begin

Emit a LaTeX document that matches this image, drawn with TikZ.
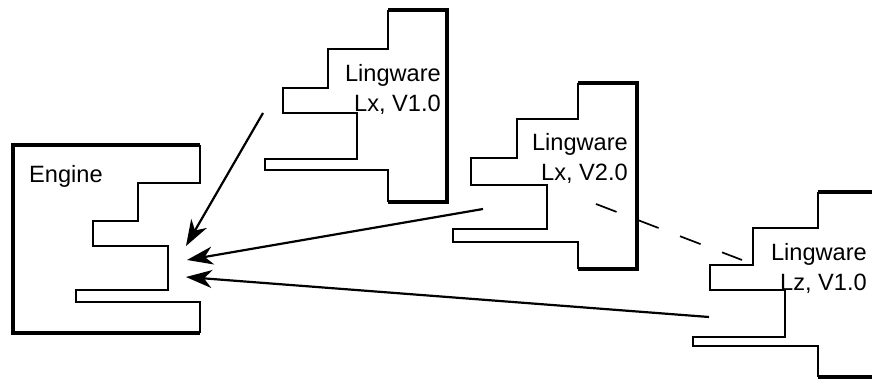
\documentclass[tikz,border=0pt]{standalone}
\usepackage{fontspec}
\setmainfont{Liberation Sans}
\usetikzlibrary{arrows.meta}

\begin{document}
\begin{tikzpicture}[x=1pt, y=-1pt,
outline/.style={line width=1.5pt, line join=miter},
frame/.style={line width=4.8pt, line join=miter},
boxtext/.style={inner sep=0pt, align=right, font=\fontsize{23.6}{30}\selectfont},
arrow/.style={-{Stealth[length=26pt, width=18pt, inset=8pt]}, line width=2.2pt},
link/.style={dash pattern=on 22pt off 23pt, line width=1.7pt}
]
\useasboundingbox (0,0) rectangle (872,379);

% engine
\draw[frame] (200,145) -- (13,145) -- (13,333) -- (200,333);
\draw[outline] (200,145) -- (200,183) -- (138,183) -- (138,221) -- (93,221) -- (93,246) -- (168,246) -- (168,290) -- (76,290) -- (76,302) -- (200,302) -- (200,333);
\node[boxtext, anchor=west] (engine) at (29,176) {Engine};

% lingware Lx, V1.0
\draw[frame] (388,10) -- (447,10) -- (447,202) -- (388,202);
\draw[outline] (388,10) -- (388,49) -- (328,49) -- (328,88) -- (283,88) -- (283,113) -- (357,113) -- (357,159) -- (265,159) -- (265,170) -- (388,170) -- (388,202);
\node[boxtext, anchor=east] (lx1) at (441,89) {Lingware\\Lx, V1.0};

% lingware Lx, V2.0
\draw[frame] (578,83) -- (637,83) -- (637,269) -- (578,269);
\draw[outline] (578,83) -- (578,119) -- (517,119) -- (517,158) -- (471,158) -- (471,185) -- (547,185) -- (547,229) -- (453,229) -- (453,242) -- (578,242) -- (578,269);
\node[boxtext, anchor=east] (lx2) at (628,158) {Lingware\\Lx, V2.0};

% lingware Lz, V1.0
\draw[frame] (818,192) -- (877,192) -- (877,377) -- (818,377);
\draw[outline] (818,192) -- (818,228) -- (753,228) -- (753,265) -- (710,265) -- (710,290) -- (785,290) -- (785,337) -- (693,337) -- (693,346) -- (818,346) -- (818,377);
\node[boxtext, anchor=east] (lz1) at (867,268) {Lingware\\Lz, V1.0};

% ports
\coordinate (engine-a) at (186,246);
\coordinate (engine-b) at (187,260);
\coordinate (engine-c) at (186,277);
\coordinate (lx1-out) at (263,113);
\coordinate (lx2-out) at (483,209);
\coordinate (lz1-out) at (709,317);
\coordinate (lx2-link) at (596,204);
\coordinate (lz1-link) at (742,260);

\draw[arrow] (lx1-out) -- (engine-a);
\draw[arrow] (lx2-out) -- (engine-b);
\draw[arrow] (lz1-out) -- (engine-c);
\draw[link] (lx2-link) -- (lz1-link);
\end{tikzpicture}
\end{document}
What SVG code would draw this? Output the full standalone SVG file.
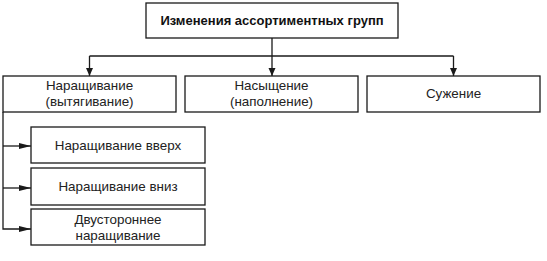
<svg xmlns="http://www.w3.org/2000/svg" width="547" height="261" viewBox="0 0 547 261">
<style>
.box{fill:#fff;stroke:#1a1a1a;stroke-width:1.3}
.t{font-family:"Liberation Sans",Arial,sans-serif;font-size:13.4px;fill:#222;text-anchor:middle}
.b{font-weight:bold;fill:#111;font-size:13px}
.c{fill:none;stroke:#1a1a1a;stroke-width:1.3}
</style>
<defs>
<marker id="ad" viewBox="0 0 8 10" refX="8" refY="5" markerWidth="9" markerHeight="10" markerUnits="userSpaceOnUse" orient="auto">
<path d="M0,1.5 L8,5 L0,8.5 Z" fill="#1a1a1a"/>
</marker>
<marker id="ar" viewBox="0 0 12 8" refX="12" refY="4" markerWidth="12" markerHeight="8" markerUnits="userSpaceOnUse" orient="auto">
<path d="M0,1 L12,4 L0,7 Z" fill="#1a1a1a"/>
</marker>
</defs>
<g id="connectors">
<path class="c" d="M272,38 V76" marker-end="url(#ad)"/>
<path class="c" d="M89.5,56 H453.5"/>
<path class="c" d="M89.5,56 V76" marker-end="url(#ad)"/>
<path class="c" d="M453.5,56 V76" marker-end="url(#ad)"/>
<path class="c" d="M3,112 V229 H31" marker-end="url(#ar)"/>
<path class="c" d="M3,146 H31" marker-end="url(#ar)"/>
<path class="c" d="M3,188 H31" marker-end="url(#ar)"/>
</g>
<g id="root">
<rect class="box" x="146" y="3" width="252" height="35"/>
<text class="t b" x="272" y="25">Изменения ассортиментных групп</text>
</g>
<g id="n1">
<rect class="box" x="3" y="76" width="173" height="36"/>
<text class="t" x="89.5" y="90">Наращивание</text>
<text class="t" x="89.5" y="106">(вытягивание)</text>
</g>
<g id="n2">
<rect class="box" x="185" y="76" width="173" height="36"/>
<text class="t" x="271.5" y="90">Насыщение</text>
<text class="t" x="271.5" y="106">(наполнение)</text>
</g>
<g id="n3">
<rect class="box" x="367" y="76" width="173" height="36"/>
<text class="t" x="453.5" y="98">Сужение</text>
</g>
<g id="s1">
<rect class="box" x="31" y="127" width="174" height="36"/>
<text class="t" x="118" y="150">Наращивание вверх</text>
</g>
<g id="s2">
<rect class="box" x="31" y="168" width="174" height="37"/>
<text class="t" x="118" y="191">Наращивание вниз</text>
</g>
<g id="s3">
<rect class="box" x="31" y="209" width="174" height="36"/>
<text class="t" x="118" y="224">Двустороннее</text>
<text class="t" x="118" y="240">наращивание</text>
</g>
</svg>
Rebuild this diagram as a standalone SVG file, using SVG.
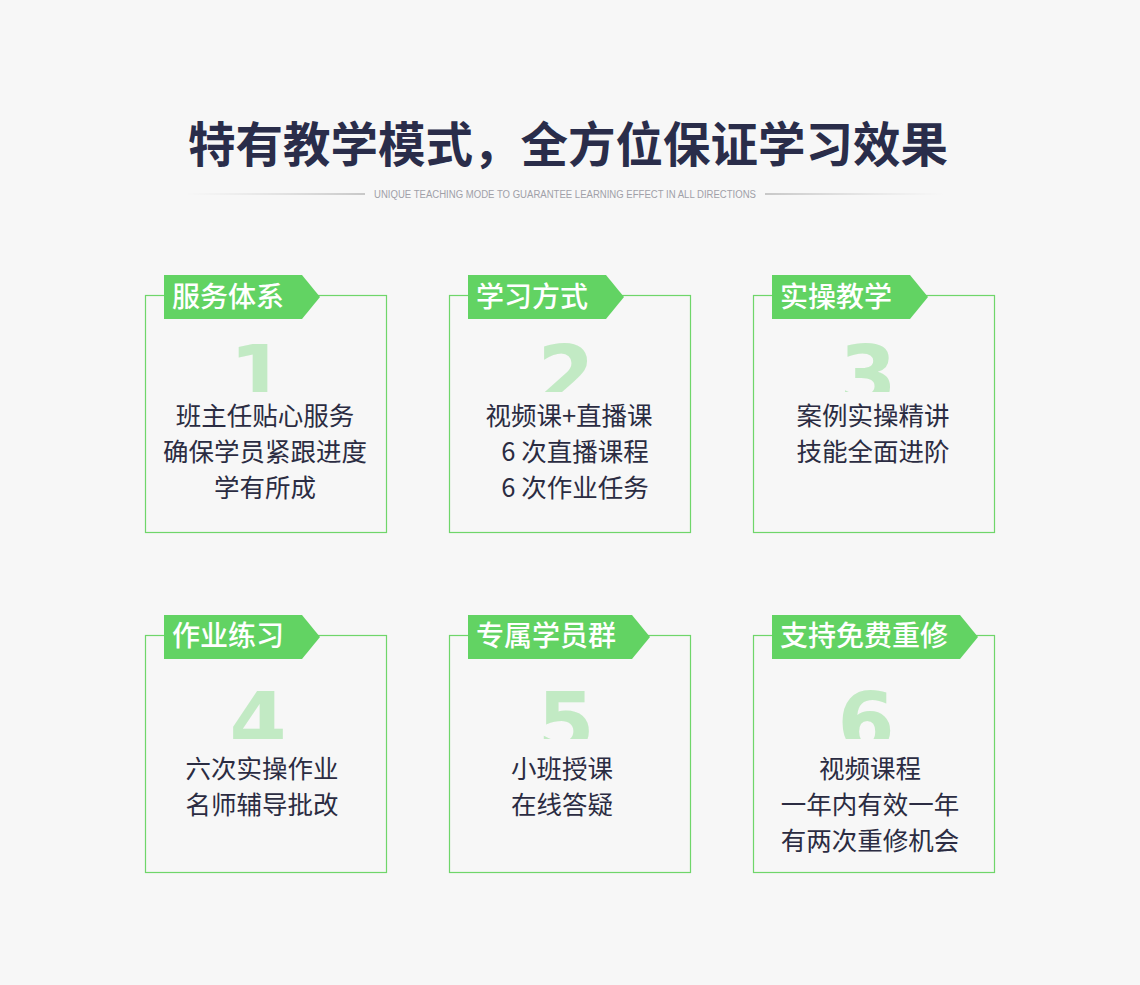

end

▶ [Exercise brief]:
Reproduce the whole listing above word for word, but not its pictures.

▶ [Correct result]:
Emit a LaTeX document that matches this image, drawn with TikZ.
\documentclass[tikz,border=0pt]{standalone}
\usepackage{fontspec}
\setmainfont{Liberation Sans}
\usetikzlibrary{arrows.meta}

\begin{document}
\begin{tikzpicture}[x=1pt, y=-1pt,
outline/.style={line width=1.5pt, line join=miter},
frame/.style={line width=4.8pt, line join=miter},
boxtext/.style={inner sep=0pt, align=right, font=\fontsize{23.6}{30}\selectfont},
arrow/.style={-{Stealth[length=26pt, width=18pt, inset=8pt]}, line width=2.2pt},
link/.style={dash pattern=on 22pt off 23pt, line width=1.7pt}
]
\useasboundingbox (0,0) rectangle (872,379);

% engine
\draw[frame] (200,145) -- (13,145) -- (13,333) -- (200,333);
\draw[outline] (200,145) -- (200,183) -- (138,183) -- (138,221) -- (93,221) -- (93,246) -- (168,246) -- (168,290) -- (76,290) -- (76,302) -- (200,302) -- (200,333);
\node[boxtext, anchor=west] (engine) at (29,176) {Engine};

% lingware Lx, V1.0
\draw[frame] (388,10) -- (447,10) -- (447,202) -- (388,202);
\draw[outline] (388,10) -- (388,49) -- (328,49) -- (328,88) -- (283,88) -- (283,113) -- (357,113) -- (357,159) -- (265,159) -- (265,170) -- (388,170) -- (388,202);
\node[boxtext, anchor=east] (lx1) at (441,89) {Lingware\\Lx, V1.0};

% lingware Lx, V2.0
\draw[frame] (578,83) -- (637,83) -- (637,269) -- (578,269);
\draw[outline] (578,83) -- (578,119) -- (517,119) -- (517,158) -- (471,158) -- (471,185) -- (547,185) -- (547,229) -- (453,229) -- (453,242) -- (578,242) -- (578,269);
\node[boxtext, anchor=east] (lx2) at (628,158) {Lingware\\Lx, V2.0};

% lingware Lz, V1.0
\draw[frame] (818,192) -- (877,192) -- (877,377) -- (818,377);
\draw[outline] (818,192) -- (818,228) -- (753,228) -- (753,265) -- (710,265) -- (710,290) -- (785,290) -- (785,337) -- (693,337) -- (693,346) -- (818,346) -- (818,377);
\node[boxtext, anchor=east] (lz1) at (867,268) {Lingware\\Lz, V1.0};

% ports
\coordinate (engine-a) at (186,246);
\coordinate (engine-b) at (187,260);
\coordinate (engine-c) at (186,277);
\coordinate (lx1-out) at (263,113);
\coordinate (lx2-out) at (483,209);
\coordinate (lz1-out) at (709,317);
\coordinate (lx2-link) at (596,204);
\coordinate (lz1-link) at (742,260);

\draw[arrow] (lx1-out) -- (engine-a);
\draw[arrow] (lx2-out) -- (engine-b);
\draw[arrow] (lz1-out) -- (engine-c);
\draw[link] (lx2-link) -- (lz1-link);
\end{tikzpicture}
\end{document}
What SVG code would draw this? Output the full standalone SVG file.
<svg xmlns="http://www.w3.org/2000/svg" width="547" height="261" viewBox="0 0 547 261">
<style>
.box{fill:#fff;stroke:#1a1a1a;stroke-width:1.3}
.t{font-family:"Liberation Sans",Arial,sans-serif;font-size:13.4px;fill:#222;text-anchor:middle}
.b{font-weight:bold;fill:#111;font-size:13px}
.c{fill:none;stroke:#1a1a1a;stroke-width:1.3}
</style>
<defs>
<marker id="ad" viewBox="0 0 8 10" refX="8" refY="5" markerWidth="9" markerHeight="10" markerUnits="userSpaceOnUse" orient="auto">
<path d="M0,1.5 L8,5 L0,8.5 Z" fill="#1a1a1a"/>
</marker>
<marker id="ar" viewBox="0 0 12 8" refX="12" refY="4" markerWidth="12" markerHeight="8" markerUnits="userSpaceOnUse" orient="auto">
<path d="M0,1 L12,4 L0,7 Z" fill="#1a1a1a"/>
</marker>
</defs>
<g id="connectors">
<path class="c" d="M272,38 V76" marker-end="url(#ad)"/>
<path class="c" d="M89.5,56 H453.5"/>
<path class="c" d="M89.5,56 V76" marker-end="url(#ad)"/>
<path class="c" d="M453.5,56 V76" marker-end="url(#ad)"/>
<path class="c" d="M3,112 V229 H31" marker-end="url(#ar)"/>
<path class="c" d="M3,146 H31" marker-end="url(#ar)"/>
<path class="c" d="M3,188 H31" marker-end="url(#ar)"/>
</g>
<g id="root">
<rect class="box" x="146" y="3" width="252" height="35"/>
<text class="t b" x="272" y="25">Изменения ассортиментных групп</text>
</g>
<g id="n1">
<rect class="box" x="3" y="76" width="173" height="36"/>
<text class="t" x="89.5" y="90">Наращивание</text>
<text class="t" x="89.5" y="106">(вытягивание)</text>
</g>
<g id="n2">
<rect class="box" x="185" y="76" width="173" height="36"/>
<text class="t" x="271.5" y="90">Насыщение</text>
<text class="t" x="271.5" y="106">(наполнение)</text>
</g>
<g id="n3">
<rect class="box" x="367" y="76" width="173" height="36"/>
<text class="t" x="453.5" y="98">Сужение</text>
</g>
<g id="s1">
<rect class="box" x="31" y="127" width="174" height="36"/>
<text class="t" x="118" y="150">Наращивание вверх</text>
</g>
<g id="s2">
<rect class="box" x="31" y="168" width="174" height="37"/>
<text class="t" x="118" y="191">Наращивание вниз</text>
</g>
<g id="s3">
<rect class="box" x="31" y="209" width="174" height="36"/>
<text class="t" x="118" y="224">Двустороннее</text>
<text class="t" x="118" y="240">наращивание</text>
</g>
</svg>
Rebuild this diagram as a standalone SVG file, using SVG.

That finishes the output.